Your instructions: Leaving out the pictures, retype all the material exactly.

Data:
>>>
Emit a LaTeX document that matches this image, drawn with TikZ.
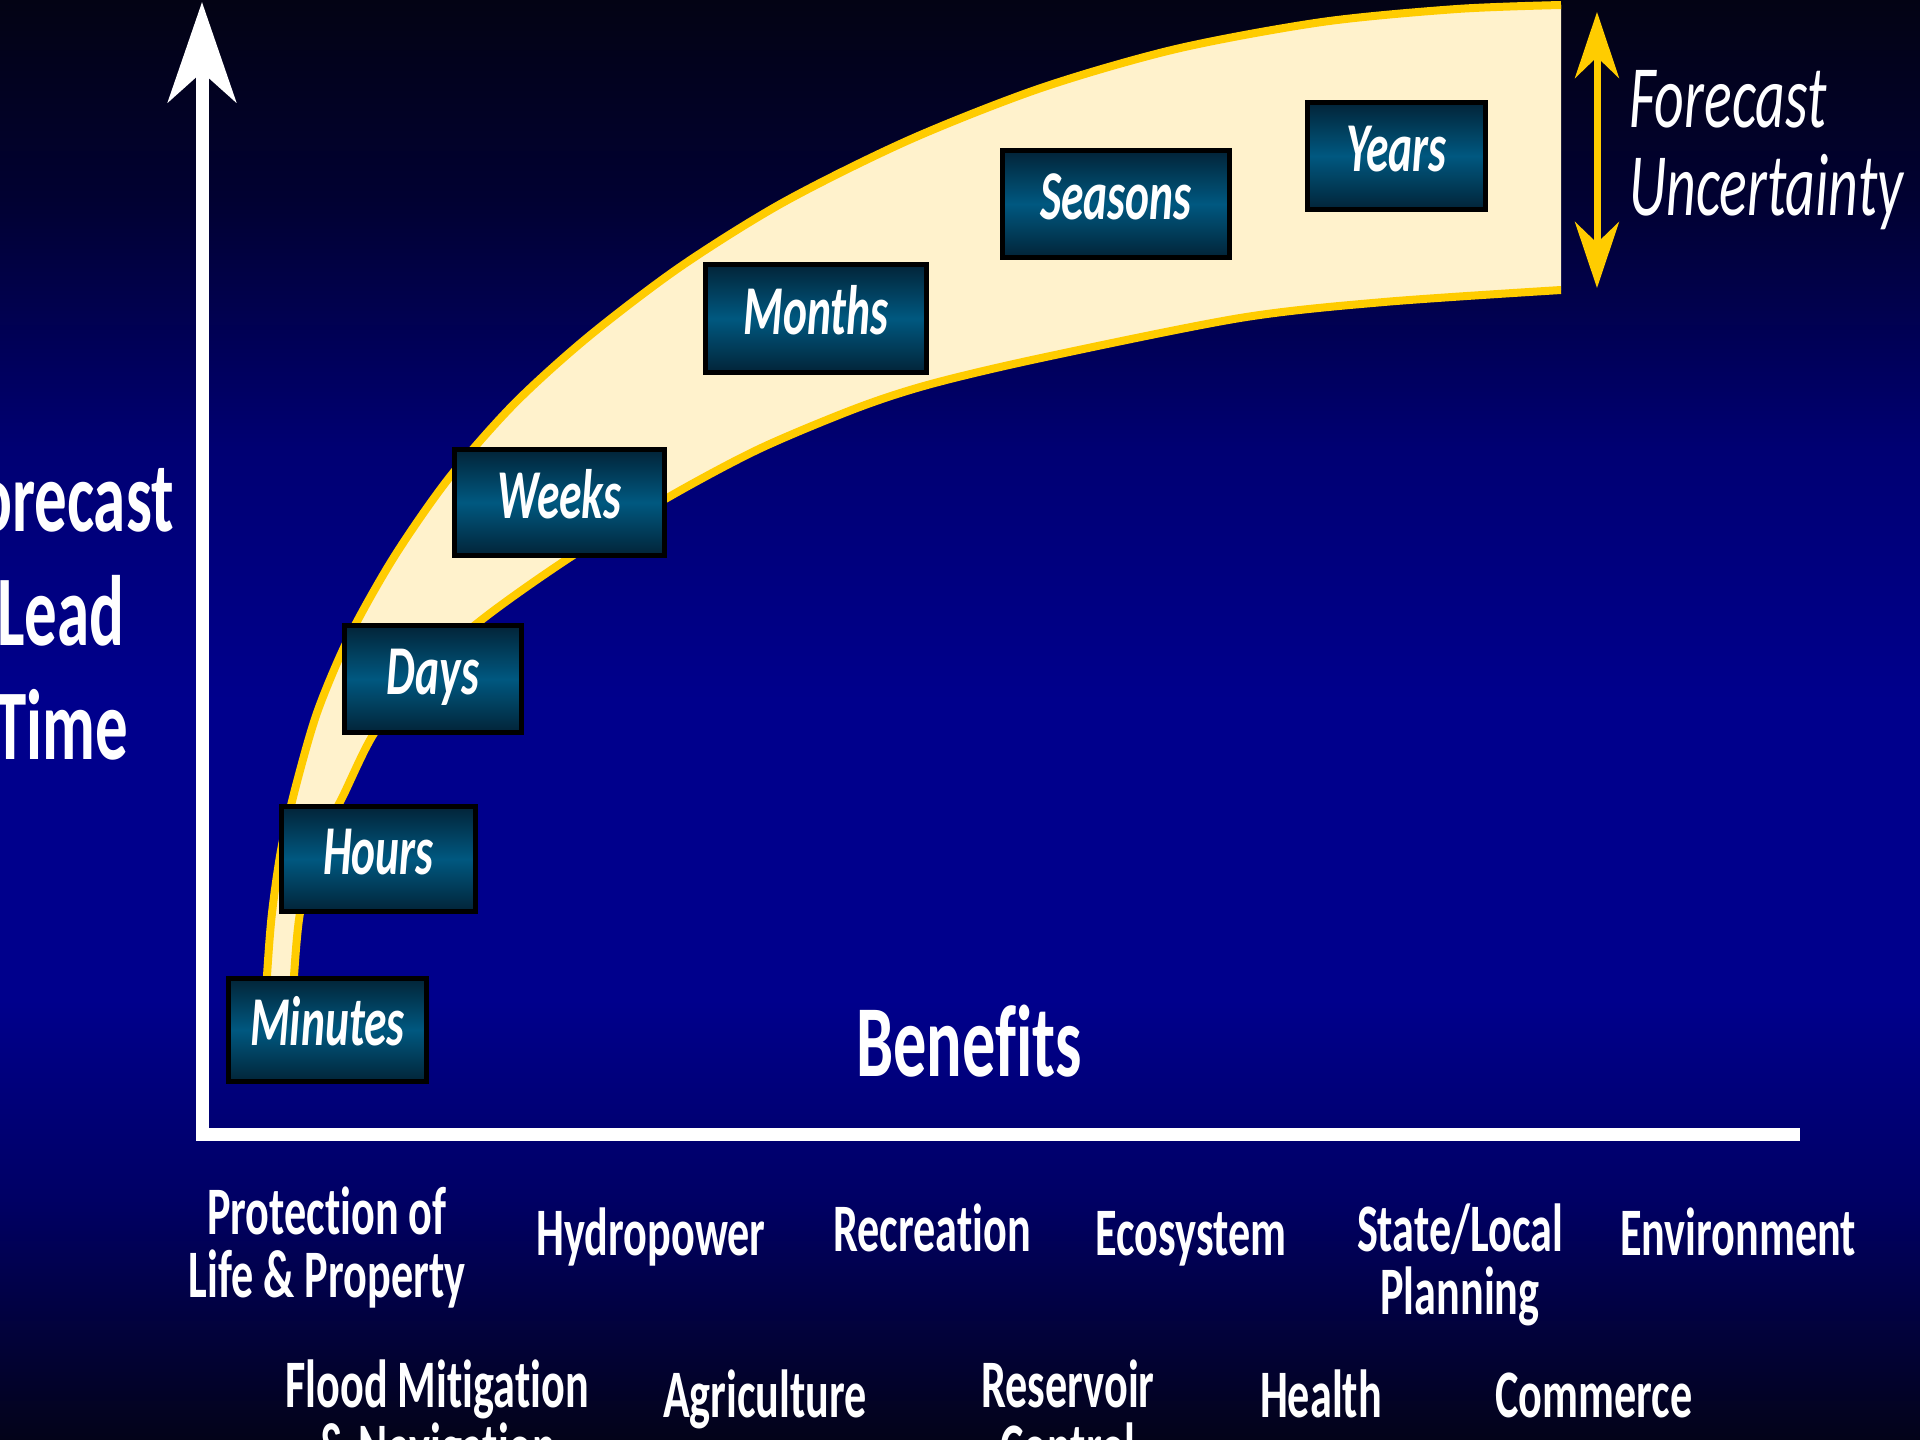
\documentclass[tikz,border=0pt]{standalone}
\usepackage{fontspec}
\setmainfont{Carlito}[FakeStretch=0.65, Ligatures=NoCommon]
\usetikzlibrary{arrows.meta}
\definecolor{bgtop}{RGB}{3,3,20}
\definecolor{bgmidA}{RGB}{1,1,50}
\definecolor{bgmidB}{RGB}{0,0,115}
\definecolor{bgblue}{RGB}{0,0,140}
\definecolor{bglow}{RGB}{0,0,100}
\definecolor{bgbot}{RGB}{3,3,25}
\definecolor{cream}{RGB}{255,242,204}
\definecolor{gold}{RGB}{255,204,0}
\definecolor{bxd}{RGB}{2,36,56}
\definecolor{bxm}{RGB}{0,88,128}
\tikzset{
  tbox/.style={draw=black, line width=5pt, top color=bxd, bottom color=bxd, middle color=bxm,
    text=white, font=\fontsize{70}{80}\selectfont\bfseries\itshape, inner sep=0pt,
    text height=44pt, text depth=13pt},
  axislbl/.style={text=white, font=\fontsize{100}{114}\selectfont\bfseries, align=center, inner sep=0pt},
  benefitlbl/.style={text=white, font=\fontsize{102}{110}\selectfont\bfseries, inner sep=0pt},
  usagelbl/.style={text=white, font=\fontsize{68}{63}\selectfont\bfseries, align=center, inner sep=0pt},
  unclbl/.style={text=white, font=\fontsize{89}{88}\selectfont\itshape, align=left, inner sep=0pt},
  axisline/.style={white, line width=13pt},
  uncarrow/.style={gold, line width=7pt},
  bandline/.style={gold, line width=8pt},
}
\begin{document}
\begin{tikzpicture}[x=1pt,y=-1pt]
\useasboundingbox (0,0) rectangle (1920,1440);
\clip (0,0) rectangle (1920,1440);
% background
\fill[top color=bgtop, bottom color=bgmidA] (0,0) rectangle (1920,201);
\fill[top color=bgmidA, bottom color=bgmidB] (0,200) rectangle (1920,451);
\fill[top color=bgmidB, bottom color=bgblue] (0,450) rectangle (1920,701);
\fill[bgblue] (0,700) rectangle (1920,1001);
\fill[top color=bgblue, bottom color=bglow] (0,1000) rectangle (1920,1201);
\fill[top color=bglow, bottom color=bgbot] (0,1200) rectangle (1920,1440);
% band
\fill[cream] plot[smooth] coordinates {(267,995) (267,976) (272,913) (282,845) (298,778) (318,710) (349,637) (394,557) (449,478) (514,404) (588,337) (680,267) (784,202) (909,140) (1041,88) (1176,49) (1322,22) (1457,9) (1561,5)}
  -- plot[smooth] coordinates {(1561,290) (1384,302) (1240,318) (1041,358) (931,384) (857,408) (759,449) (667,498) (569,558) (484,618) (416,677) (373,735) (343,796) (316,851) (300,913) (294,976) (294,995)} -- cycle;
\draw[bandline] plot[smooth] coordinates {(267,995) (267,976) (272,913) (282,845) (298,778) (318,710) (349,637) (394,557) (449,478) (514,404) (588,337) (680,267) (784,202) (909,140) (1041,88) (1176,49) (1322,22) (1457,9) (1561,5)};
\draw[bandline] plot[smooth] coordinates {(1561,290) (1384,302) (1240,318) (1041,358) (931,384) (857,408) (759,449) (667,498) (569,558) (484,618) (416,677) (373,735) (343,796) (316,851) (300,913) (294,976) (294,995)};
% axes
\coordinate (ytip) at (202,2);
\coordinate (corner) at (202,1134);
\coordinate (xend) at (1800,1134);
\draw[axisline, {Stealth[length=100pt, width=68pt, inset=30pt]}-] (ytip) -- (corner) -- (xend);
% uncertainty arrow
\coordinate (utop) at (1597,12);
\coordinate (ubot) at (1597,288);
\draw[uncarrow, {Stealth[length=66pt, width=44pt, inset=21pt]}-{Stealth[length=66pt, width=44pt, inset=21pt]}] (utop) -- (ubot);
% boxes
\node[tbox, minimum width=198, minimum height=103] (minutes) at (327.5,1030) {Minutes};
\node[tbox, minimum width=194, minimum height=105] (hours) at (378.5,859) {Hours};
\node[tbox, minimum width=177, minimum height=107] (days) at (433,679) {Days};
\node[tbox, minimum width=210, minimum height=106] (weeks) at (559.5,502.5) {Weeks};
\node[tbox, minimum width=221, minimum height=108] (months) at (816,318.5) {Months};
\node[tbox, minimum width=227, minimum height=107] (seasons) at (1116,204) {Seasons};
\node[tbox, minimum width=178, minimum height=107] (years) at (1396.5,156) {Years};
% labels
\node[axislbl] (ylabel) at (61,613) {Forecast\\Lead\\Time};
\node[benefitlbl, anchor=base] (benefits) at (969,1076) {Benefits};
\node[unclbl, anchor=west] (unc) at (1629,150) {Forecast\\Uncertainty};
% benefit categories
\node[usagelbl] (prot) at (327,1247) {Protection of\\Life \& Property};
\node[usagelbl, anchor=base] (hydro) at (651,1255) {Hydropower};
\node[usagelbl, anchor=base] (recr) at (932,1251) {Recreation};
\node[usagelbl, anchor=base] (eco) at (1191,1255) {Ecosystem};
\node[usagelbl] (state) at (1460,1265) {State/Local\\Planning};
\node[usagelbl, anchor=base] (env) at (1738,1255) {Environment};
\node[usagelbl] (flood) at (437,1421) {Flood Mitigation\\\& Navigation};
\node[usagelbl, anchor=base] (agri) at (765,1417) {Agriculture};
\node[usagelbl] (res) at (1068,1415) {Reservoir\\Control};
\node[usagelbl, anchor=base] (health) at (1321,1417) {Health};
\node[usagelbl, anchor=base] (comm) at (1594,1417) {Commerce};
\end{tikzpicture}
\end{document}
<<<
Answer to this task:
Emit a LaTeX document that matches this image, drawn with TikZ.
\documentclass[tikz,border=0pt]{standalone}
\usepackage{fontspec}
\setmainfont{Carlito}[FakeStretch=0.65, Ligatures=NoCommon]
\usetikzlibrary{arrows.meta}
\definecolor{bgtop}{RGB}{3,3,20}
\definecolor{bgmidA}{RGB}{1,1,50}
\definecolor{bgmidB}{RGB}{0,0,115}
\definecolor{bgblue}{RGB}{0,0,140}
\definecolor{bglow}{RGB}{0,0,100}
\definecolor{bgbot}{RGB}{3,3,25}
\definecolor{cream}{RGB}{255,242,204}
\definecolor{gold}{RGB}{255,204,0}
\definecolor{bxd}{RGB}{2,36,56}
\definecolor{bxm}{RGB}{0,88,128}
\tikzset{
  tbox/.style={draw=black, line width=5pt, top color=bxd, bottom color=bxd, middle color=bxm,
    text=white, font=\fontsize{70}{80}\selectfont\bfseries\itshape, inner sep=0pt,
    text height=44pt, text depth=13pt},
  axislbl/.style={text=white, font=\fontsize{100}{114}\selectfont\bfseries, align=center, inner sep=0pt},
  benefitlbl/.style={text=white, font=\fontsize{102}{110}\selectfont\bfseries, inner sep=0pt},
  usagelbl/.style={text=white, font=\fontsize{68}{63}\selectfont\bfseries, align=center, inner sep=0pt},
  unclbl/.style={text=white, font=\fontsize{89}{88}\selectfont\itshape, align=left, inner sep=0pt},
  axisline/.style={white, line width=13pt},
  uncarrow/.style={gold, line width=7pt},
  bandline/.style={gold, line width=8pt},
}
\begin{document}
\begin{tikzpicture}[x=1pt,y=-1pt]
\useasboundingbox (0,0) rectangle (1920,1440);
\clip (0,0) rectangle (1920,1440);
% background
\fill[top color=bgtop, bottom color=bgmidA] (0,0) rectangle (1920,201);
\fill[top color=bgmidA, bottom color=bgmidB] (0,200) rectangle (1920,451);
\fill[top color=bgmidB, bottom color=bgblue] (0,450) rectangle (1920,701);
\fill[bgblue] (0,700) rectangle (1920,1001);
\fill[top color=bgblue, bottom color=bglow] (0,1000) rectangle (1920,1201);
\fill[top color=bglow, bottom color=bgbot] (0,1200) rectangle (1920,1440);
% band
\fill[cream] plot[smooth] coordinates {(267,995) (267,976) (272,913) (282,845) (298,778) (318,710) (349,637) (394,557) (449,478) (514,404) (588,337) (680,267) (784,202) (909,140) (1041,88) (1176,49) (1322,22) (1457,9) (1561,5)}
  -- plot[smooth] coordinates {(1561,290) (1384,302) (1240,318) (1041,358) (931,384) (857,408) (759,449) (667,498) (569,558) (484,618) (416,677) (373,735) (343,796) (316,851) (300,913) (294,976) (294,995)} -- cycle;
\draw[bandline] plot[smooth] coordinates {(267,995) (267,976) (272,913) (282,845) (298,778) (318,710) (349,637) (394,557) (449,478) (514,404) (588,337) (680,267) (784,202) (909,140) (1041,88) (1176,49) (1322,22) (1457,9) (1561,5)};
\draw[bandline] plot[smooth] coordinates {(1561,290) (1384,302) (1240,318) (1041,358) (931,384) (857,408) (759,449) (667,498) (569,558) (484,618) (416,677) (373,735) (343,796) (316,851) (300,913) (294,976) (294,995)};
% axes
\coordinate (ytip) at (202,2);
\coordinate (corner) at (202,1134);
\coordinate (xend) at (1800,1134);
\draw[axisline, {Stealth[length=100pt, width=68pt, inset=30pt]}-] (ytip) -- (corner) -- (xend);
% uncertainty arrow
\coordinate (utop) at (1597,12);
\coordinate (ubot) at (1597,288);
\draw[uncarrow, {Stealth[length=66pt, width=44pt, inset=21pt]}-{Stealth[length=66pt, width=44pt, inset=21pt]}] (utop) -- (ubot);
% boxes
\node[tbox, minimum width=198, minimum height=103] (minutes) at (327.5,1030) {Minutes};
\node[tbox, minimum width=194, minimum height=105] (hours) at (378.5,859) {Hours};
\node[tbox, minimum width=177, minimum height=107] (days) at (433,679) {Days};
\node[tbox, minimum width=210, minimum height=106] (weeks) at (559.5,502.5) {Weeks};
\node[tbox, minimum width=221, minimum height=108] (months) at (816,318.5) {Months};
\node[tbox, minimum width=227, minimum height=107] (seasons) at (1116,204) {Seasons};
\node[tbox, minimum width=178, minimum height=107] (years) at (1396.5,156) {Years};
% labels
\node[axislbl] (ylabel) at (61,613) {Forecast\\Lead\\Time};
\node[benefitlbl, anchor=base] (benefits) at (969,1076) {Benefits};
\node[unclbl, anchor=west] (unc) at (1629,150) {Forecast\\Uncertainty};
% benefit categories
\node[usagelbl] (prot) at (327,1247) {Protection of\\Life \& Property};
\node[usagelbl, anchor=base] (hydro) at (651,1255) {Hydropower};
\node[usagelbl, anchor=base] (recr) at (932,1251) {Recreation};
\node[usagelbl, anchor=base] (eco) at (1191,1255) {Ecosystem};
\node[usagelbl] (state) at (1460,1265) {State/Local\\Planning};
\node[usagelbl, anchor=base] (env) at (1738,1255) {Environment};
\node[usagelbl] (flood) at (437,1421) {Flood Mitigation\\\& Navigation};
\node[usagelbl, anchor=base] (agri) at (765,1417) {Agriculture};
\node[usagelbl] (res) at (1068,1415) {Reservoir\\Control};
\node[usagelbl, anchor=base] (health) at (1321,1417) {Health};
\node[usagelbl, anchor=base] (comm) at (1594,1417) {Commerce};
\end{tikzpicture}
\end{document}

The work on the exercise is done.